Much had changed in Israel during the twenty-five years between these two dance performances. In 1981, though no longer living on one Jewish street in India, where the ninnukaḷi had been an integral part of the surrounding Kerala culture, the older women of the immigrant generation were still grounded in that culture. They lived in an Israeli community of families originating from the Kadavumbhāgam-Kochi community. They spoke Hebrew with other Israelis, including the researchers, but still spoke Malayalam with each other. Although they initiated this event in response to a request from outside, it was also for their own enjoyment, as an approximate recreation of a well-remembered Kerala Hanukah party.

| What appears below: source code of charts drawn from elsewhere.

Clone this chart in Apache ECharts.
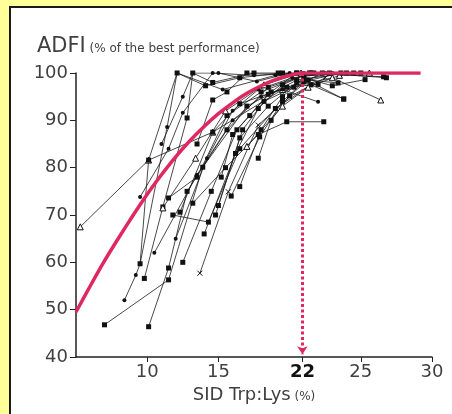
<!DOCTYPE html>
<html>
<head>
<meta charset="utf-8">
<script src="https://cdn.jsdelivr.net/npm/echarts@6/dist/echarts.min.js"></script>
<style>
    html, body { margin: 0; padding: 0; background: #FFFF99; overflow: hidden; }
    #adfiGraph {
        position: absolute; left: 9px; top: 6px;
        width: 441px; height: 406px;
        border-top: 2px solid #1a1a1a; border-left: 2px solid #1a1a1a;
        background: #fff;
    }
</style>
</head>
<body>
<div id="adfiGraph"></div>
<script>
// axis ticks
let xTicks = [10, 15, 20.9, 25, 30];
let optimumX = 20.9;          // where the "22" mark sits on the printed axis
let optimumLabel = '22';
let yTicks = [40, 50, 60, 70, 80, 90, 100];

// fitted response curve (red)
let fitCurve = [[5, 49.5], [6, 55], [7, 60.3], [8, 65.2], [9, 69.9], [10, 74.4], [11, 78.5], [12, 82.3],
    [13, 85.7], [14, 88.7], [15, 91.4], [16, 93.7], [17, 95.7], [18, 97.3], [19, 98.6], [20, 99.5],
    [20.9, 100], [29.2, 100]];

// individual trials (black)
let trialLines = [
    [[5.3, 67.5], [10.1, 81.6], [14.6, 87.5], [19.5, 96.5], [23, 99], [26.4, 94.3]],
    [[7.0, 46.8], [11.5, 56.3], [13.9, 80.1], [17, 93], [20.5, 98.5], [24, 100]],
    [[10.1, 46.4], [11.5, 58.8], [12.8, 75], [15.6, 88], [18.5, 97], [21.5, 100]],
    [[8.4, 52], [9.2, 57.3], [9.5, 59.7], [11.4, 88.6], [12.1, 100], [15.3, 96.5], [19, 99.5], [22.5, 100]],
    [[9.8, 56.6], [11.1, 71.7], [12.8, 90.5], [13.2, 100], [14.6, 98], [17.5, 100], [20.5, 100]],
    [[9.5, 59.7], [10.1, 81.6], [12.1, 100], [14.1, 97.3], [16.5, 99], [19.5, 100]],
    [[13.7, 57.7], [15.7, 74.9], [17.8, 89], [20, 95], [22.5, 99]],
    [[11.8, 70], [14.3, 68.5], [16.5, 84], [19.0, 92.5], [21.5, 97.5], [23.8, 94.5]],
    [[9.5, 73.8], [11.5, 84], [12.5, 91.6], [14.6, 100], [17.5, 99.5], [21, 100]],
    [[11.5, 73.6], [13.5, 78], [15.6, 91], [18, 96], [21, 99.5], [25, 100]],
    [[11.1, 71.5], [13.4, 82], [15.5, 92], [18.2, 97.5], [20.8, 100]],
    [[12.3, 70.6], [14.6, 87.5], [16.5, 93.5], [19.8, 97], [22.0, 97.6]],
    [[13.2, 72.5], [15.5, 80], [17.8, 87], [19.8, 89.7], [22.4, 89.7]],
    [[10.5, 62], [13.5, 78.5], [16, 90], [18, 95], [19.5, 96.5], [22.0, 93.9]],
    [[12.5, 60], [14.5, 75], [16.3, 88], [18.5, 95.5], [21.2, 98.5], [23.8, 94.5]],
    [[15.0, 72], [16.7, 88], [18.2, 94], [20.3, 97], [22.3, 100], [26.8, 99]],
    [[17.0, 84.5], [19.5, 93], [21.3, 97], [23.5, 99.5], [25.6, 100]],
    [[14.0, 66], [16.2, 83], [17.8, 92.5], [19.5, 97.5], [21.4, 100], [24.5, 100]],
    [[12.0, 65], [14.2, 82], [16.0, 92], [17.8, 96.5], [20.2, 99], [23.0, 100]],
    [[16.5, 76], [18.0, 88], [19.5, 95], [21.0, 99], [23.0, 97.3], [25.3, 98.6]],
    [[13.5, 85], [14.6, 94.3], [15.6, 96], [17.0, 100], [19.2, 100], [21.7, 100]],
    [[11.0, 85], [12.5, 95], [13.2, 100], [15.0, 100], [17.7, 98.2], [20, 100]],
    [[17.8, 82], [18.7, 90], [20, 95.2], [21.3, 98.5], [23.4, 97.9]],
    [[15.2, 78], [16.0, 87], [17.2, 91], [18.7, 96], [20.5, 100], [26.6, 99.2]],
    [[14.8, 70], [16.5, 86.3], [18.5, 93], [20.5, 98], [22.8, 100]],
    [[15.9, 74], [17.9, 86.5], [19.5, 94], [21.0, 98.2], [23.6, 100]]
];
let trialMarks = ['triangle', 'rect', 'rect', 'circle', 'rect', 'rect', 'cross', 'rect', 'circle', 'rect',
    'triangle', 'rect', 'rect', 'circle', 'rect', 'rect', 'triangle', 'rect', 'circle', 'rect',
    'rect', 'circle', 'rect', 'rect', 'rect', 'rect'];

let adfiGraph = echarts.init(document.getElementById('adfiGraph'));
let font = 'DejaVu Sans';

function markStyle(mark) {
    if (mark === 'triangle') {
        return {symbol: 'triangle', symbolSize: 6, itemStyle: {color: '#fff', borderColor: '#111', borderWidth: 1}};
    }
    if (mark === 'cross') {
        return {symbol: 'path://M0,0L10,10M10,0L0,10', symbolSize: 5,
            itemStyle: {color: 'none', borderColor: '#111', borderWidth: 1}};
    }
    if (mark === 'circle') {
        return {symbol: 'circle', symbolSize: 4, itemStyle: {color: '#111'}};
    }
    return {symbol: 'rect', symbolSize: 5, itemStyle: {color: '#111'}};
}

let series = [];
for (let i = 0; i < trialLines.length; i++) {
    let m = markStyle(trialMarks[i]);
    series.push({
        type: 'line',
        data: trialLines[i],
        symbol: m.symbol,
        symbolSize: m.symbolSize,
        showAllSymbol: true,
        itemStyle: m.itemStyle,
        lineStyle: {color: '#1a1a1a', width: 0.8},
        silent: true,
        animation: false,
        z: 2
    });
}

series.push({
    type: 'line',
    data: fitCurve,
    symbol: 'none',
    smooth: 0.2,
    lineStyle: {color: '#DF2860', width: 3.5},
    animation: false,
    z: 4,
    markLine: {
        silent: true,
        symbol: ['none', 'arrow'],
        symbolSize: [8, 8],
        label: {show: false},
        lineStyle: {color: '#DF2860', width: 3, type: [3, 2.5], cap: 'butt'},
        data: [[{coord: [optimumX, 100]}, {coord: [optimumX, 40.6]}]]
    }
});

let option = {
    animation: false,
    title: {
        text: 'ADFI{s| (% of the best performance)}',
        left: 21,
        top: 23,
        textStyle: {
            fontFamily: font, fontSize: 21, fontWeight: 'normal', color: '#404040',
            rich: {s: {fontFamily: font, fontSize: 12, color: '#404040', padding: [4, 0, 0, 0]}}
        }
    },
    grid: {left: 65, right: 20, top: 65, bottom: 57},
    xAxis: {
        type: 'value',
        min: 5,
        max: 30,
        name: 'SID Trp:Lys{s| (%)}',
        nameLocation: 'middle',
        nameGap: 26,
        nameTextStyle: {
            fontFamily: font, fontSize: 18, color: '#404040',
            rich: {s: {fontFamily: font, fontSize: 12, color: '#404040', padding: [4, 0, 0, 0]}}
        },
        axisLine: {show: true, lineStyle: {color: '#222', width: 1.5}},
        axisTick: {show: true, length: 5, customValues: xTicks, lineStyle: {color: '#222'}},
        axisLabel: {
            customValues: xTicks,
            margin: 6,
            fontFamily: font,
            fontSize: 18,
            color: '#404040',
            formatter: function (v) {
                if (Math.abs(v - optimumX) < 0.01) {
                    return '{b|' + optimumLabel + '}';
                }
                return v;
            },
            rich: {b: {fontFamily: font, fontSize: 18, fontWeight: 'bold', color: '#111'}}
        },
        splitLine: {show: false}
    },
    yAxis: {
        type: 'value',
        min: 40,
        max: 100,
        interval: 10,
        axisLine: {show: true, lineStyle: {color: '#222', width: 1.5}},
        axisTick: {show: true, length: 6, lineStyle: {color: '#222'}},
        axisLabel: {
            customValues: yTicks,
            margin: 8,
            fontFamily: font,
            fontSize: 18,
            color: '#404040'
        },
        splitLine: {show: false}
    },
    series: series
};
adfiGraph.setOption(option);
window.addEventListener('resize', function () {adfiGraph.resize();});
</script>
</body>
</html>
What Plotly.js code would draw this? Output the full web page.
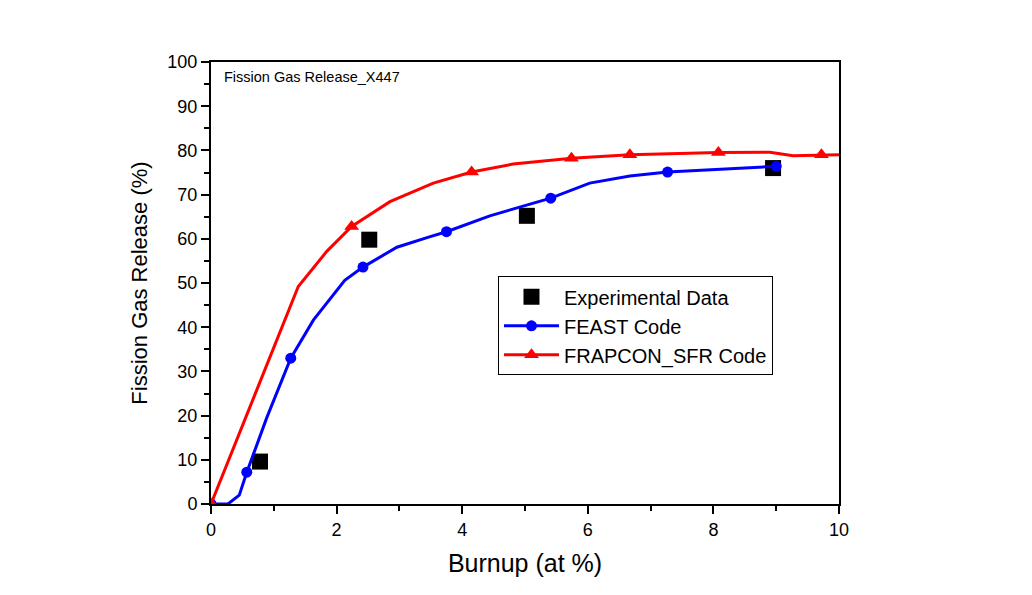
<!DOCTYPE html>
<html>
<head>
<meta charset="utf-8">
<script src="https://cdn.plot.ly/plotly-3.0.1.min.js"></script>
<style>html,body{margin:0;padding:0;background:#fff;}#chart{width:1032px;height:595px;}</style>
</head>
<body>
<div id="chart"></div>
<script>
// Experimental data
const expX = [0.78, 2.52, 5.03, 8.95];
const expY = [9.6, 59.8, 65.2, 76.0];

// FEAST Code curve (markers shown where feastMarker = 1)
const feastX = [0, 0.27, 0.45, 0.57, 0.89, 1.27, 1.63, 2.13, 2.42, 2.96, 3.49, 3.75, 4.44, 4.92, 5.41, 6.03, 6.67, 7.27, 8.0, 9.0];
const feastY = [0, 0, 2.0, 7.2, 19.6, 33.0, 41.6, 50.6, 53.6, 58.1, 60.5, 61.6, 65.2, 67.1, 69.2, 72.6, 74.2, 75.1, 75.7, 76.4];
const feastMarker = [1, 0, 0, 1, 0, 1, 0, 0, 1, 0, 0, 1, 0, 0, 1, 0, 0, 1, 0, 1];

// FRAPCON_SFR Code curve
const frapX = [0, 1.39, 1.84, 2.24, 2.85, 3.54, 4.15, 4.81, 5.74, 6.67, 8.08, 8.9, 9.27, 9.72, 10.0];
const frapY = [0, 49.2, 57.1, 62.8, 68.4, 72.6, 75.1, 76.9, 78.2, 79.0, 79.5, 79.6, 78.8, 79.0, 79.0];
const frapMarker = [1, 0, 0, 1, 0, 0, 1, 0, 1, 1, 1, 0, 0, 1, 0];

const FONT = 'Arial, "Liberation Sans", sans-serif';

function pick(arr, mask) { return arr.filter((_, i) => mask[i]); }

const traces = [
  {
    x: expX, y: expY, mode: 'markers', name: 'Experimental Data',
    marker: {symbol: 'square', size: 16, color: '#000000', line: {width: 0}}
  },
  // FEAST: curve + markers (legend drawn by a legend-only entry)
  {
    x: feastX, y: feastY, mode: 'lines', name: 'FEAST Code', legendgroup: 'feast', showlegend: false,
    line: {color: '#0000ff', width: 3}
  },
  {
    x: pick(feastX, feastMarker), y: pick(feastY, feastMarker), mode: 'markers', name: 'FEAST Code',
    legendgroup: 'feast', showlegend: false,
    marker: {symbol: 'circle', size: 11, color: '#0000ff', line: {width: 0}}
  },
  {
    x: [null], y: [null], mode: 'lines+markers', name: 'FEAST Code', legendgroup: 'feast',
    line: {color: '#0000ff', width: 3},
    marker: {symbol: 'circle', size: 11, color: '#0000ff', line: {width: 0}}
  },
  // FRAPCON_SFR
  {
    x: frapX, y: frapY, mode: 'lines', name: 'FRAPCON_SFR Code', legendgroup: 'frap', showlegend: false,
    line: {color: '#ff0000', width: 3}
  },
  {
    x: pick(frapX, frapMarker), y: pick(frapY, frapMarker), mode: 'markers', name: 'FRAPCON_SFR Code',
    legendgroup: 'frap', showlegend: false,
    marker: {symbol: 'triangle-up', size: 13, color: '#ff0000', line: {width: 0}}
  },
  {
    x: [null], y: [null], mode: 'lines+markers', name: 'FRAPCON_SFR Code', legendgroup: 'frap',
    line: {color: '#ff0000', width: 3},
    marker: {symbol: 'triangle-up', size: 13, color: '#ff0000', line: {width: 0}}
  }
];

const axisCommon = {
  showgrid: false, zeroline: false,
  showline: true, linecolor: '#000', linewidth: 2, mirror: true,
  ticks: 'outside', ticklen: 8, tickwidth: 2, tickcolor: '#000',
  tickfont: {family: FONT, size: 18, color: '#000'}
};

const layout = {
  width: 1032, height: 595,
  paper_bgcolor: '#fff', plot_bgcolor: '#fff',
  margin: {l: 211, r: 193, t: 62, b: 91},
  showlegend: true,
  legend: {
    x: 0.457, y: 0.515, xanchor: 'left', yanchor: 'top',
    bordercolor: '#000', borderwidth: 1, bgcolor: '#fff',
    font: {family: FONT, size: 20, color: '#000'},
    tracegroupgap: 0, itemwidth: 55, traceorder: 'normal'
  },
  xaxis: Object.assign({}, axisCommon, {
    range: [0, 10], dtick: 2, tick0: 0,
    minor: {dtick: 1, ticks: 'outside', ticklen: 5, tickwidth: 2, tickcolor: '#000'},
    title: {text: 'Burnup (at %)', font: {family: FONT, size: 25, color: '#000'}, standoff: 16}
  }),
  yaxis: Object.assign({}, axisCommon, {
    range: [0, 100], dtick: 10, tick0: 0,
    minor: {dtick: 5, ticks: 'outside', ticklen: 5, tickwidth: 2, tickcolor: '#000'},
    title: {text: 'Fission Gas Release (%)', font: {family: FONT, size: 22, color: '#000'}, standoff: 14}
  }),
  annotations: [{
    x: 0.017, y: 0.965, xref: 'paper', yref: 'paper', xanchor: 'left', yanchor: 'middle',
    text: 'Fission Gas Release_X447', showarrow: false,
    font: {family: FONT, size: 14.5, color: '#000'}
  }]
};

Plotly.newPlot('chart', traces, layout, {displayModeBar: false});
</script>
</body>
</html>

In contrast, members of the Nirit Singers grew up in families from five different Kerala Jewish communities, and by the early twenty-first century they lived in widely scattered Israeli towns and cities. As articulated by retired social worker Galia Hacco, organizer and leader of the group, their commitment to a rigorous schedule of group meetings, rehearsals, and performances reflected a desire to preserve and pass on something of their Kerala culture for future generations of Israeli Kochinim, as well as proudly share that culture with other Israelis. When they produced a CD of their own, it was accompanied by a booklet with the Malayalam song texts transliterated into Hebrew script for that new audience. And thanks to the 1981 Taoz recording, they were also able to include in their performances a small sound-glimpse of the ninnukaḷi, which may never again be performed in its entirety.